AG: So companies like Medsphere — and I don’t want to just trump up Medsphere — but companies that, would you say they take the risk out of this for the CIO because you do have that support?

SA: I've said this already, it’s the same relationship I had with my vendor as I had with all other vendors. They are doing all the other stuff that normally a vendor would do and I’m doing the stuff that I can do, and if I want to take on more, I can. The relationship is I can do more if I want to, I don’t have to. And for some of their small clients, the client does nothing, literally does nothing. I’m doing more because I’m able to do more and I want to do more because I want to see this thing go. That’s why I’m building the tracking board for ED and that kind of stuff. But there is no requirement that I do that. I don’t see this is being any more difficult than putting in McKesson or Eclipsys or Epic or anybody else. This is no different.

AG: Would you call this decision a no‑brainer?

SA: This is a no‑brainer. I was at the Marcus Evans event a couple of weeks ago, and I made my presentation on EMRs and put up the slide and said, ‘This thing cost me $37.16,’ and you could see everyone’s mouth open. I’m talking to CFOs. Their mouths were hanging open. Someone asked, ‘Why does my CIO want to buy Epic or Eclipsys or the other big guys if they are free to take this chance that you’re taking about?’

I said, ‘I think that is exactly it, because it still is a chance in their mind,’ but the fact is, if they got into it and learned it, they would see what I saw. I mean, I see it.

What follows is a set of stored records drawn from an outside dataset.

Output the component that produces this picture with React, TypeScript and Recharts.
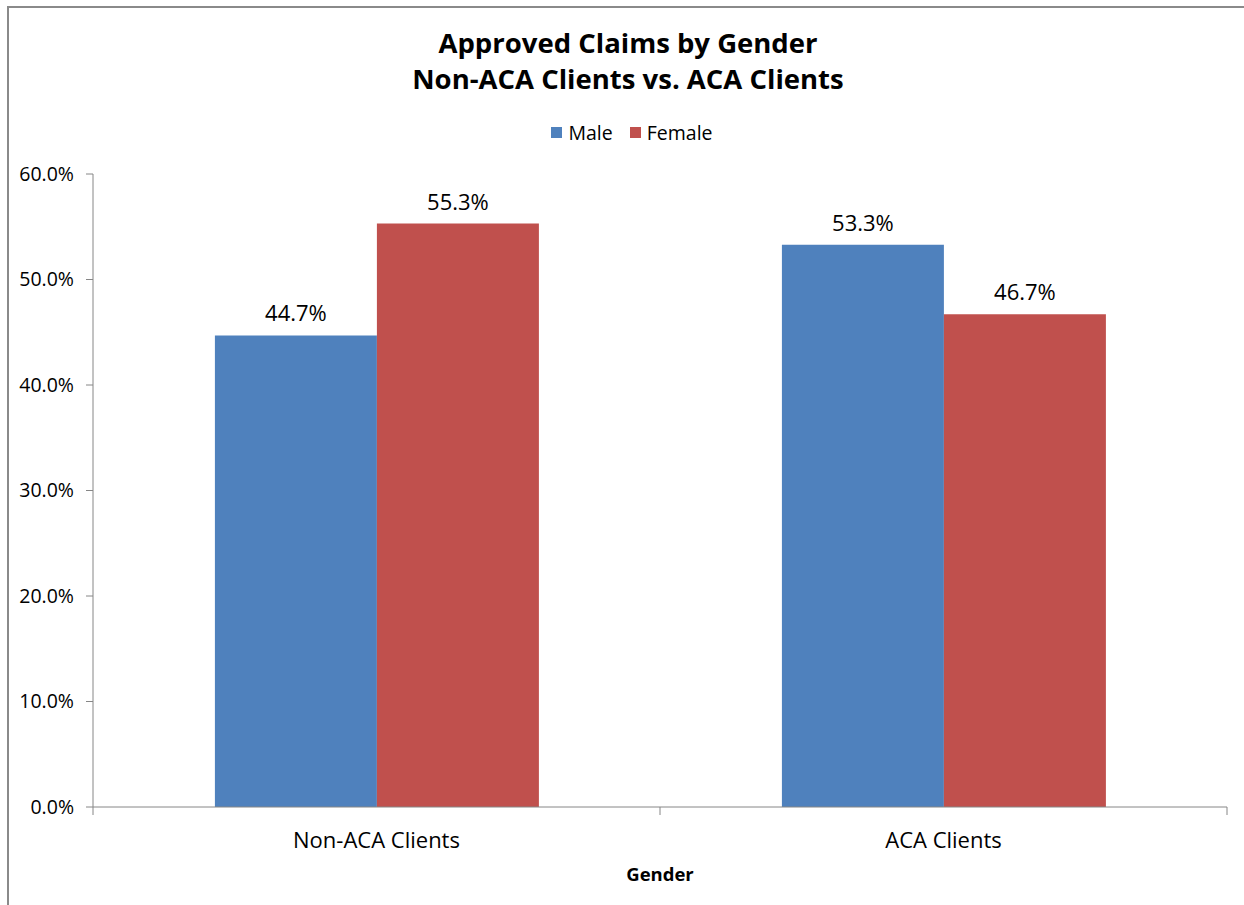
import { BarChart, Bar, XAxis, YAxis, LabelList } from 'recharts';

const categories = ['Non-ACA Clients', 'ACA Clients'];
const male = [44.7, 53.3];
const female = [55.3, 46.7];
const yTicks = [0, 10, 20, 30, 40, 50, 60];

const data = categories.map((name, i) => ({ name, male: male[i], female: female[i] }));

const FONT = '"Open Sans", "Noto Sans", sans-serif';
const PLOT_LEFT = 93;
const PLOT_RIGHT = 1227;
const BAND = (PLOT_RIGHT - PLOT_LEFT) / categories.length;

function XTick(props: any) {
  const { x, y, payload, index } = props;
  const left = x - BAND / 2;
  const right = x + BAND / 2;
  return (
    <g>
      <line x1={left} y1={y - 8} x2={left} y2={y} stroke="#868686" />
      {index === categories.length - 1 && (
        <line x1={right} y1={y - 8} x2={right} y2={y} stroke="#868686" />
      )}
      <text x={x} y={y + 33} textAnchor="middle" fontSize={22} fill="#000" fontFamily={FONT}>
        {payload.value}
      </text>
    </g>
  );
}

export default function App() {
  return (
    <div style={{ position: 'absolute', left: 0, top: 0, width: 1244, height: 905, background: '#fff', overflow: 'hidden' }}>
      <div style={{ position: 'absolute', left: 7, top: 6, width: 1270, height: 920, border: '2px solid #8a8a8a', boxSizing: 'border-box' }} />
      <div style={{ position: 'absolute', left: 0, top: 25, width: 1256, textAlign: 'center', fontFamily: FONT, fontWeight: 700, fontSize: 27.5, lineHeight: '36px', color: '#000' }}>
        <div>Approved Claims by Gender</div>
        <div>Non-ACA Clients vs. ACA Clients</div>
      </div>
      <div style={{ position: 'absolute', left: 0, top: 119, width: 1264, display: 'flex', justifyContent: 'center', alignItems: 'center', fontFamily: FONT, fontSize: 19.5, color: '#000' }}>
        <span style={{ width: 11, height: 11, background: '#4F81BD', marginRight: 6 }} />
        <span style={{ marginRight: 17 }}>Male</span>
        <span style={{ width: 11, height: 11, background: '#C0504D', marginRight: 6 }} />
        <span>Female</span>
      </div>
      <div style={{ position: 'absolute', left: 0, top: 0 }}>
        <BarChart
          width={1244}
          height={905}
          data={data}
          margin={{ top: 174, right: 1244 - PLOT_RIGHT, bottom: 40, left: 0 }}
          barCategoryGap="21.5%"
          barGap={0}
        >
          <XAxis
            dataKey="name"
            axisLine={{ stroke: '#868686' }}
            tickLine={false}
            tick={<XTick />}
            height={58}
            interval={0}
          />
          <YAxis
            width={PLOT_LEFT}
            domain={[0, 60]}
            ticks={yTicks}
            interval={0}
            axisLine={{ stroke: '#868686' }}
            tickLine={{ stroke: '#868686' }}
            tickSize={7}
            tickMargin={12}
            tickFormatter={(v) => `${v.toFixed(1)}%`}
            tick={{ fontSize: 19.5, fill: '#000', fontFamily: FONT }}
          />
          <Bar dataKey="male" fill="#4F81BD" isAnimationActive={false}>
            <LabelList dataKey="male" position="top" offset={14} formatter={(v: any) => `${Number(v).toFixed(1)}%`} style={{ fontSize: 22, fill: '#000', fontFamily: FONT }} />
          </Bar>
          <Bar dataKey="female" fill="#C0504D" isAnimationActive={false}>
            <LabelList dataKey="female" position="top" offset={14} formatter={(v: any) => `${Number(v).toFixed(1)}%`} style={{ fontSize: 22, fill: '#000', fontFamily: FONT }} />
          </Bar>
        </BarChart>
      </div>
      <div style={{ position: 'absolute', left: PLOT_LEFT, width: PLOT_RIGHT - PLOT_LEFT, top: 861, textAlign: 'center', fontFamily: FONT, fontWeight: 700, fontSize: 18.5, color: '#000' }}>
        Gender
      </div>
    </div>
  );
}
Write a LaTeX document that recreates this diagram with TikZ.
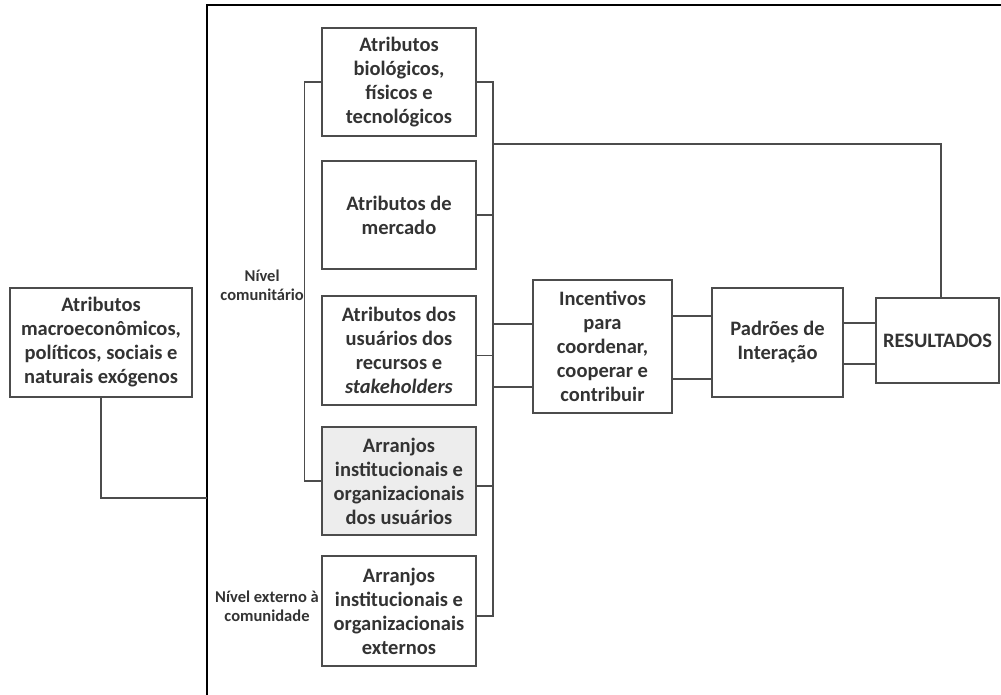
\documentclass[tikz,border=0pt]{standalone}
\usepackage{fontspec}
\setmainfont{Carlito}
\begin{document}
\begin{tikzpicture}[x=1pt,y=-1pt,
  bloco/.style={draw=black!70,line width=1.5pt,fill=white,align=center,inner sep=2pt,text=black!80,font=\fontsize{20.5}{24}\selectfont\bfseries},
  rotulo/.style={align=center,inner sep=0pt,text=black!80,font=\fontsize{16.5}{19}\selectfont\bfseries},
  liga/.style={draw=black!70,line width=1.5pt}]
\useasboundingbox (0,0) rectangle (1001,695);
% moldura
\draw[line width=2.4pt] (207,695) -- (207,5) -- (1001,5);
% caixas
\node[bloco,minimum width=182,minimum height=109] (macro) at (101,342.5) {Atributos\\macroeconômicos,\\políticos, sociais e\\naturais exógenos};
\node[bloco,minimum width=154,minimum height=108] (bio) at (399,82) {Atributos\\biológicos,\\físicos e\\tecnológicos};
\node[bloco,minimum width=154,minimum height=108] (mer) at (399,215) {Atributos de\\mercado};
\node[bloco,minimum width=154,minimum height=109] (usu) at (399,350.5) {Atributos dos\\usuários dos\\recursos e\\\textit{stakeholders}};
\node[bloco,fill=black!7,minimum width=154,minimum height=108] (arr) at (399,481) {Arranjos\\institucionais e\\organizacionais\\dos usuários};
\node[bloco,minimum width=154,minimum height=110] (ext) at (399,611) {Arranjos\\institucionais e\\organizacionais\\externos};
\node[bloco,minimum width=139,minimum height=133] (inc) at (602.5,346.5) {Incentivos\\para\\coordenar,\\cooperar e\\contribuir};
\node[bloco,minimum width=131,minimum height=109] (pad) at (777.5,342.5) {Padrões de\\Interação};
\node[bloco,minimum width=123,minimum height=85] (res) at (937.5,340.5) {RESULTADOS};
% rotulos
\node[rotulo,anchor=east] (com) at (304,285) {Nível\\comunitário};
\node[rotulo] (extn) at (267,606) {Nível externo à\\comunidade};
% ligacoes
\coordinate (bus) at (493,82);
\coordinate (topo) at (493,144);
\coordinate (quina) at (207,498);
\draw[liga] (bio.west) -- ++(-17,0) |- (arr.west);
\draw[liga] (bio.east) -- (bus) |- ([yshift=-5pt]ext.east);
\draw[liga] (mer.east) -- (mer.east -| bus);
\foreach \n in {usu,arr}
  \draw[liga] ([yshift=-5pt]\n.east) -- ([yshift=-5pt]\n.east -| bus);
\draw[liga] (topo) -| ([xshift=3.5pt]res.north);
\foreach \d in {22.5,-40.5}
  \draw[liga] ([yshift=\d pt]inc.west) -- ([yshift=\d pt]inc.west -| bus);
\foreach \d in {26.5,-36.5}
  \draw[liga] ([yshift=\d pt]pad.west) -- ([yshift=\d pt]pad.west -| inc.east);
\foreach \d in {17.5,-23.5}
  \draw[liga] ([yshift=\d pt]res.west) -- ([yshift=\d pt]res.west -| pad.east);
\draw[liga] (macro.south) |- (quina);
\end{tikzpicture}
\end{document}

One of the really interested things I saw at that meaning in San Antonio is that we asked the CFOs how many of them know how much stimulus money they’re in line for and they didn’t, and that just knocked me over. If you haven’t started thinking about an EMR system yet – I’m in the middle of implementing it, and I’ll get it up before 2011 – but if you haven’t bought one yet, you are going to be hard‑pressed to have it up by 2011. These things don’t go in 15 minutes. Imagine – you're potentially replacing lab, rad and pharmacy, which are all nine month installs to start with. You're going to put in CPOE and EMR. I mean, this is not something that can be shoved in.

AG: Especially if you’re talking about training and workflow change…

SA: Absolutely. You have to have doctors putting in orders too. We never finished that conversation, but I think what’s going to be measured is how many are using the system and how many orders are going through it. If that’s what meaningful use becomes and these guys haven't started thinking about it, they’re in trouble. They also need to know about the money.

My place, the Greater New York Hospital Association, came out with a guide for all the New York hospitals, and we’re in line for something like $13 million over four or five years. So we know what's at stake for us – that money will pay for this thing over and over again. This system will be paid for with the stimulus money, but only because I started when I started and because I’m going to be live by 2011.

AG: And it’s not going to pay for it if you spend $50 or $100 million …

SA: Exactly. Most places won’t be able to afford the $50 million to start with, and they’re not going to be reimbursed for it anyway. Medsphere will charge you a quarterly fee, and the fee is based on how big you, the number of beds you have, and how many modules you buy. And then they show you when the stimulus money kicks in and you get your money back, and the return for most hospitals is less than four years. That means that the stimulus money for most places, will be enough to reimburse for the system completely. And they’ll pay it out slowly to the vendor.

When you see those graphs on your hospital and you say, ‘God, I’m going to get $6 million from the government, and it’s only going to cost me $3 million to put this thing in,’ you say to yourself, ‘What am I doing, why am I looking at $50 million?’ That is just eye opening to CFO.